Délicieux

Dans « Délicieux », Éric Besnard raconte l’invention d’un lieu de gourmandise et de bouche ouvert à tous les citoyens, peu avant la Révolution française.

 Ancien boulanger, Pierre Manceron (Grégory Gadebois) est devenu un cuisinier surdoué, au service du Duc de Chamfort (Benjamin Lavernhe). Lorsqu’à un aréopage poudré et perruqué il présente une mise en bouche à base de pomme de terre, c’est à qui trouvera la saillie la plus drôle pour le ridiculiser.

 Manceron se réfugie chez son père et jure de ne plus cuisiner. Mais il reçoit la visite d’une femme, Louise (Isabelle Carré), qui le supplie de la prendre comme apprentie. Qui est cette femme d’âge mûr, aux mains blanches et à la démarche altière ? Quel est son passé ? Que vient-elle chercher dans ce coin perdu du Cantal ?

La cuisine, comme la littérature ou la musique, était un art dont la consommation était réservée à la noblesse. On ne pouvait l’apprécier qu’entre soi, parmi des gens éduqués au bon goût. Manceron et son fils Benjamin (Lorenzo Lefebvre), lecteur de Rousseau et des philosophes des Lumières vont, soutenus et aiguillonnés par Louise, accumuler les transgressions.

 De la ferme familiale occasionnellement transformée en relais de poste, ils font un salon de gourmandise et de bouche. À la table des aristocrates, les convives mangeaient ensemble ; dans le salon de bouche, les tables seront séparées. Les plats étaient servis tous en même temps ; on écrira un menu, et on amènera successivement des amuse-gueules, une entrée, un plat et pour finir un dessert sucré. Le maître de maison invitait ; on paiera pour son repas, chaque plat étant tarifé. Seuls les nobles participaient au banquet, les roturiers servaient ; désormais, les hommes et les femmes du peuple seront bienvenus.

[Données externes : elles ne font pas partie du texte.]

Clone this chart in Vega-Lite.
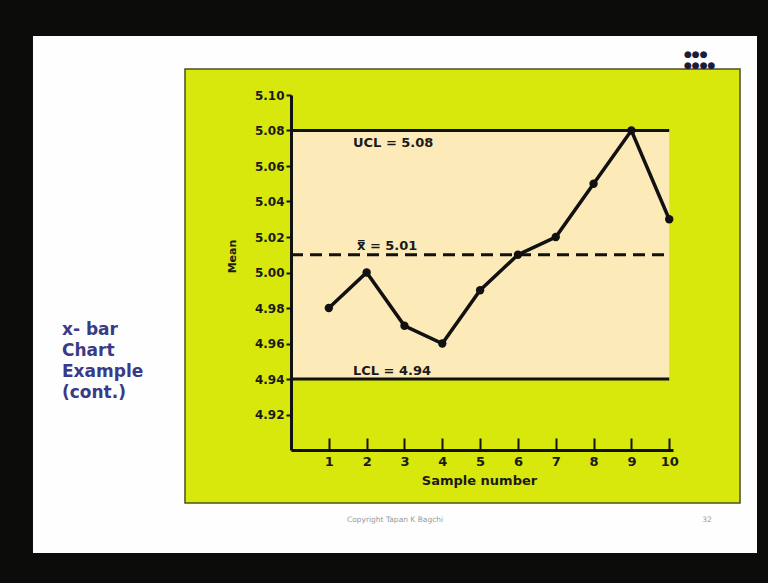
{
  "$schema": "https://vega.github.io/schema/vega-lite/v6.json",
  "autosize": "none",
  "width": 382,
  "height": 355,
  "padding": {"left": 291, "top": 95, "right": 95, "bottom": 133},
  "background": "#0c0c0a",
  "config": {"view": {"stroke": null}, "font": "DejaVu Sans", "axis": {"labelOverlap": false, "labelBound": false, "labelFlush": false, "grid": false}},
  "datasets": {
    "samples": [
      {"sample": 1, "mean": 4.98},
      {"sample": 2, "mean": 5.00},
      {"sample": 3, "mean": 4.97},
      {"sample": 4, "mean": 4.96},
      {"sample": 5, "mean": 4.99},
      {"sample": 6, "mean": 5.01},
      {"sample": 7, "mean": 5.02},
      {"sample": 8, "mean": 5.05},
      {"sample": 9, "mean": 5.08},
      {"sample": 10, "mean": 5.03}
    ],
    "limits": [
      {"name": "UCL", "value": 5.08, "label": "UCL = 5.08"},
      {"name": "LCL", "value": 4.94, "label": "LCL = 4.94"}
    ],
    "center": [{"name": "CL", "value": 5.01, "label": "x̿ = 5.01"}],
    "one": [{}]
  },
  "layer": [
    {
      "data": {"name": "one"},
      "mark": {"type": "rect", "fill": "#fefefe", "clip": false},
      "encoding": {
        "x": {"datum": -6.822, "type": "quantitative", "scale": {"domain": [0, 10.1], "nice": false, "zero": false},
          "axis": {"values": [1,2,3,4,5,6,7,8,9,10], "tickCount": 20, "format": "d", "title": "Sample number", "labelOverlap": false, "zindex": 2,
            "domainColor": "#111", "domainWidth": 3, "tickColor": "#111", "tickWidth": 2, "tickSize": -12,
            "labelPadding": 17, "labelFont": "DejaVu Sans", "labelFontWeight": "bold", "labelFontSize": 13, "labelColor": "#1a1a1a",
            "titleFont": "DejaVu Sans", "titleFontWeight": "bold", "titleFontSize": 13, "titleColor": "#1a1a1a",
            "titleX": 188, "titleY": 34, "titleBaseline": "alphabetic", "titleAlign": "center", "titleAnchor": null}},
        "x2": {"datum": 12.321},
        "y": {"datum": 5.1332, "type": "quantitative", "scale": {"domain": [4.9, 5.1], "nice": false, "zero": false},
          "axis": {"values": [4.92,4.94,4.96,4.98,5.0,5.02,5.04,5.06,5.08,5.1], "tickCount": 20, "format": ".2f", "title": "Mean", "zindex": 2,
            "labelOverlap": false, "labelBound": false, "labelFlush": false,
            "domainColor": "#111", "domainWidth": 3, "tickColor": "#111", "tickWidth": 2, "tickSize": 5,
            "labelPadding": 2, "labelFont": "DejaVu Sans", "labelFontWeight": "bold", "labelFontSize": 12, "labelColor": "#1a1a1a",
            "titleFont": "DejaVu Sans", "titleFontWeight": "bold", "titleFontSize": 11, "titleColor": "#1a1a1a",
            "titleX": -56, "titleY": 161, "titleAngle": -90, "titleBaseline": "alphabetic", "titleAlign": "center", "titleAnchor": null}},
        "y2": {"datum": 4.842}
      }
    },
    {
      "data": {"name": "one"},
      "mark": {"type": "rect", "fill": "#d8e70c", "stroke": "#4d5020", "strokeWidth": 1.5, "clip": false},
      "encoding": {
        "x": {"datum": -2.803, "type": "quantitative"},
        "x2": {"datum": 11.872},
        "y": {"datum": 5.11465, "type": "quantitative"},
        "y2": {"datum": 4.87014}
      }
    },
    {
      "data": {"name": "one"},
      "mark": {"type": "rect", "fill": "#fdeab9"},
      "encoding": {
        "x": {"datum": 0, "type": "quantitative"},
        "x2": {"datum": 10},
        "y": {"datum": 5.08, "type": "quantitative"},
        "y2": {"datum": 4.94}
      }
    },
    {
      "data": {"name": "limits"},
      "mark": {"type": "rule", "color": "#111", "strokeWidth": 3},
      "encoding": {
        "x": {"datum": 0, "type": "quantitative"},
        "x2": {"datum": 10},
        "y": {"field": "value", "type": "quantitative"}
      }
    },
    {
      "data": {"name": "center"},
      "mark": {"type": "rule", "color": "#111", "strokeWidth": 3, "strokeDash": [12, 7]},
      "encoding": {
        "x": {"datum": 0, "type": "quantitative"},
        "x2": {"datum": 10},
        "y": {"field": "value", "type": "quantitative"}
      }
    },
    {
      "data": {"name": "samples"},
      "mark": {"type": "line", "color": "#111", "strokeWidth": 3.5},
      "encoding": {
        "x": {"field": "sample", "type": "quantitative"},
        "y": {"field": "mean", "type": "quantitative"}
      }
    },
    {
      "data": {"name": "samples"},
      "mark": {"type": "point", "filled": true, "color": "#111", "size": 70, "opacity": 1},
      "encoding": {
        "x": {"field": "sample", "type": "quantitative"},
        "y": {"field": "mean", "type": "quantitative"}
      }
    },
    {
      "data": {"name": "limits"},
      "transform": [{"filter": "datum.name === 'UCL'"}],
      "mark": {"type": "text", "align": "left", "baseline": "alphabetic", "font": "DejaVu Sans", "fontWeight": "bold", "fontSize": 13, "color": "#1a1a1a", "dx": 0, "dy": 16},
      "encoding": {
        "x": {"datum": 1.639, "type": "quantitative"},
        "y": {"field": "value", "type": "quantitative"},
        "text": {"field": "label"}
      }
    },
    {
      "data": {"name": "limits"},
      "transform": [{"filter": "datum.name === 'LCL'"}],
      "mark": {"type": "text", "align": "left", "baseline": "alphabetic", "font": "DejaVu Sans", "fontWeight": "bold", "fontSize": 13, "color": "#1a1a1a", "dy": -4},
      "encoding": {
        "x": {"datum": 1.639, "type": "quantitative"},
        "y": {"field": "value", "type": "quantitative"},
        "text": {"field": "label"}
      }
    },
    {
      "data": {"name": "center"},
      "mark": {"type": "text", "align": "left", "baseline": "alphabetic", "font": "DejaVu Sans", "fontWeight": "bold", "fontSize": 13, "color": "#1a1a1a", "dy": -5},
      "encoding": {
        "x": {"datum": 1.745, "type": "quantitative"},
        "y": {"field": "value", "type": "quantitative"},
        "text": {"field": "label"}
      }
    },
    {
      "data": {"name": "one"},
      "mark": {"type": "text", "align": "left", "baseline": "alphabetic", "font": "DejaVu Sans", "fontWeight": "bold", "fontSize": 17, "lineHeight": 21, "color": "#3a3a86", "clip": false,
        "text": ["x- bar", "Chart", "Example", "(cont.)"]},
      "encoding": {
        "x": {"datum": -6.055, "type": "quantitative"},
        "y": {"datum": 4.96479, "type": "quantitative"}
      }
    },
    {
      "data": {"name": "one"},
      "mark": {"type": "text", "align": "center", "baseline": "alphabetic", "font": "DejaVu Sans", "fontSize": 7.5, "color": "#9a9a9a", "clip": false,
        "text": "Copyright Tapan K Bagchi"},
      "encoding": {
        "x": {"datum": 2.75, "type": "quantitative"},
        "y": {"datum": 4.85944, "type": "quantitative"}
      }
    },
    {
      "data": {"name": "one"},
      "mark": {"type": "text", "align": "center", "baseline": "alphabetic", "font": "DejaVu Sans", "fontSize": 7.5, "color": "#9a9a9a", "clip": false,
        "text": "32"},
      "encoding": {
        "x": {"datum": 11.0, "type": "quantitative"},
        "y": {"datum": 4.85944, "type": "quantitative"}
      }
    },
    {
      "data": {"name": "one"},
      "mark": {"type": "text", "align": "left", "baseline": "alphabetic", "font": "DejaVu Sans", "fontSize": 9, "lineHeight": 11, "color": "#1b1b3a", "clip": false,
        "text": ["●●●", "●●●●"]},
      "encoding": {
        "x": {"datum": 10.39, "type": "quantitative"},
        "y": {"datum": 5.1214, "type": "quantitative"}
      }
    }
  ]
}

« Délicieux » est servi par un casting remarquable. Grégory Gadebois est émouvant dans son rôle de génie humilié, aussi fragile et vulnérable qu’il est solidement enraciné dans sa passion. Isabelle Carré, qui s’amuse d’être sans cesse qualifiée de lumineuse, joue un personnage courageux et obstiné, chargé de ressentiment et de haine. Benjamin Lavernhe joue à merveille le rôle de Chamfort, un vrai gastronome, mais surtout un homme empêtré dans ses préjugés d’aristocrate, sans comprendre qu’à l’été 1789, ses privilèges sont sur le point d’être abolis.

 On ressent parfois un manque de réalisme et de crédibilité : les convives de Chamfort sont excessivement ridicules ; on ne comprend pas comment un « restaurant » pourrait prospérer en pleine campagne, à l’écart d’une route fréquentée. Mais le spectateur passe un bon moment. Il faut ajouter que les paysages du Cantal sont sublimes, et la bande sonore de Christophe Julien excellente.